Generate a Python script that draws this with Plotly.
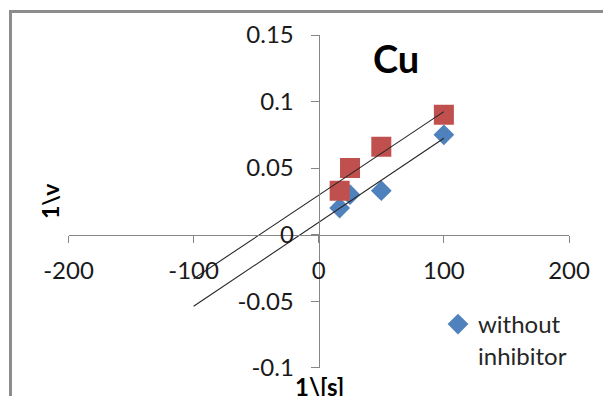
import numpy as np
import plotly.graph_objects as go

# Lineweaver-Burk data for Cu: 1/[S] against 1/v
inv_s = [16.7, 25, 50, 100]
inv_v_without = [0.020, 0.030, 0.033, 0.075]
inv_v_with = [0.033, 0.050, 0.066, 0.090]

x_tick_vals = [-200, -100, 0, 100, 200]
x_tick_text = ["-200", "-100", "0", "100", "200"]
y_tick_vals = [-0.1, -0.05, 0, 0.05, 0.1, 0.15]
y_tick_text = ["-0.1", "-0.05", "0", "0.05", "0.1", "0.15"]

x_range = [-200, 200]
y_range = [-0.1, 0.15]
trend_x = [-100, 100]  # trendlines extended backwards to 1/[S] = -100

W, H = 603, 396
x_dom = [68.5 / W, 569 / W]
y_dom = [1 - 367.7 / H, 1 - 35 / H]

FONT = "Lato"
BLUE = "#4F81BD"
RED = "#C0504D"
AXIS = "#868686"
FRAME = "#8c8c8c"


def cross_pos(dom, rng):
    # paper position of the value 0 on an axis
    return dom[0] + (0 - rng[0]) / (rng[1] - rng[0]) * (dom[1] - dom[0])


def px(x, y):
    # pixel position -> paper fractions
    return x / W, 1 - y / H


fig = go.Figure()

fig.add_trace(go.Scatter(
    x=inv_s, y=inv_v_without, mode="markers", name="without<br>inhibitor",
    marker=dict(symbol="diamond", size=16, color=BLUE),
    showlegend=True,
))
fig.add_trace(go.Scatter(
    x=inv_s, y=inv_v_with, mode="markers", name="with inhibitor",
    marker=dict(symbol="square", size=20, color=RED),
    showlegend=False,
))

# linear trendlines drawn over the markers
for ys in (inv_v_without, inv_v_with):
    slope, intercept = np.polyfit(inv_s, ys, 1)
    tx = np.array(trend_x, dtype=float)
    fig.add_trace(go.Scatter(
        x=tx, y=slope * tx + intercept, mode="lines",
        line=dict(color="#262626", width=1.1), showlegend=False,
        hoverinfo="skip",
    ))

# empty trace on a second pair of axes whose lines form the chart frame
fig.add_trace(go.Scatter(x=[None], y=[None], xaxis="x2", yaxis="y2",
                         showlegend=False, hoverinfo="skip"))

tick_font = dict(family=FONT, size=24, color="#1a1a1a")

cu_x, cu_y = px(396, 58)
yt_x, yt_y = px(50, 201)
xt_x, xt_y = px(319, 386)
lg_x, lg_y = px(438, 302)
fl, ft = px(11.5, 12.5)

frame_axis = dict(showline=True, linecolor=FRAME, linewidth=2.5,
                  showticklabels=False, ticks="", showgrid=False,
                  zeroline=False, automargin=False, fixedrange=True)

fig.update_layout(
    width=W, height=H,
    margin=dict(l=0, r=0, t=0, b=0, autoexpand=False),
    paper_bgcolor="white", plot_bgcolor="rgba(0,0,0,0)",
    xaxis=dict(
        range=x_range, domain=x_dom, anchor="free", automargin=False,
        position=cross_pos(y_dom, y_range),
        tickvals=x_tick_vals, ticktext=x_tick_text,
        showgrid=False, zeroline=False,
        showline=True, linecolor=AXIS, linewidth=1.3,
        ticks="outside", ticklen=7, tickcolor=AXIS, tickwidth=1.3,
        tickfont=tick_font, ticklabelstandoff=7,
    ),
    yaxis=dict(
        range=y_range, domain=y_dom, anchor="free", automargin=False,
        position=cross_pos(x_dom, x_range),
        tickvals=y_tick_vals, ticktext=y_tick_text,
        showgrid=False, zeroline=False,
        showline=True, linecolor=AXIS, linewidth=1.3,
        ticks="outside", ticklen=8, tickcolor=AXIS, tickwidth=1.3,
        tickfont=tick_font, ticklabelstandoff=12,
    ),
    xaxis2=dict(domain=[fl, 1], anchor="y2", side="top", range=[0, 1], **frame_axis),
    yaxis2=dict(domain=[0, ft], anchor="x2", side="left", range=[0, 1], **frame_axis),
    legend=dict(
        x=lg_x, y=lg_y, xanchor="left", yanchor="top",
        bgcolor="rgba(0,0,0,0)", borderwidth=0,
        font=dict(family=FONT, size=24, color="#262626"),
        valign="top",
    ),
    annotations=[
        dict(text="<b>Cu</b>", x=cu_x, y=cu_y, xref="paper", yref="paper",
             xanchor="center", yanchor="middle", showarrow=False,
             font=dict(family=FONT, size=38, color="black")),
        dict(text="<b>1\\v</b>", x=yt_x, y=yt_y, xref="paper", yref="paper",
             xanchor="center", yanchor="middle", showarrow=False, textangle=-90,
             font=dict(family=FONT, size=23, color="black")),
        dict(text="<b>1\\[s]</b>", x=xt_x, y=xt_y, xref="paper", yref="paper",
             xanchor="center", yanchor="middle", showarrow=False,
             font=dict(family=FONT, size=24, color="black")),
    ],
)

fig.write_html("out.html", config={"displayModeBar": False})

### WHAT THE EXERCISE ASKS:
From the first line above through the line containing "y_dom = [1 - 367.7 / H, 1 - 35 / H]", copy everything exactly, without the pictures.

### EXERCISE ANSWER:
Generate a Python script that draws this with Plotly.
import numpy as np
import plotly.graph_objects as go

# Lineweaver-Burk data for Cu: 1/[S] against 1/v
inv_s = [16.7, 25, 50, 100]
inv_v_without = [0.020, 0.030, 0.033, 0.075]
inv_v_with = [0.033, 0.050, 0.066, 0.090]

x_tick_vals = [-200, -100, 0, 100, 200]
x_tick_text = ["-200", "-100", "0", "100", "200"]
y_tick_vals = [-0.1, -0.05, 0, 0.05, 0.1, 0.15]
y_tick_text = ["-0.1", "-0.05", "0", "0.05", "0.1", "0.15"]

x_range = [-200, 200]
y_range = [-0.1, 0.15]
trend_x = [-100, 100]  # trendlines extended backwards to 1/[S] = -100

W, H = 603, 396
x_dom = [68.5 / W, 569 / W]
y_dom = [1 - 367.7 / H, 1 - 35 / H]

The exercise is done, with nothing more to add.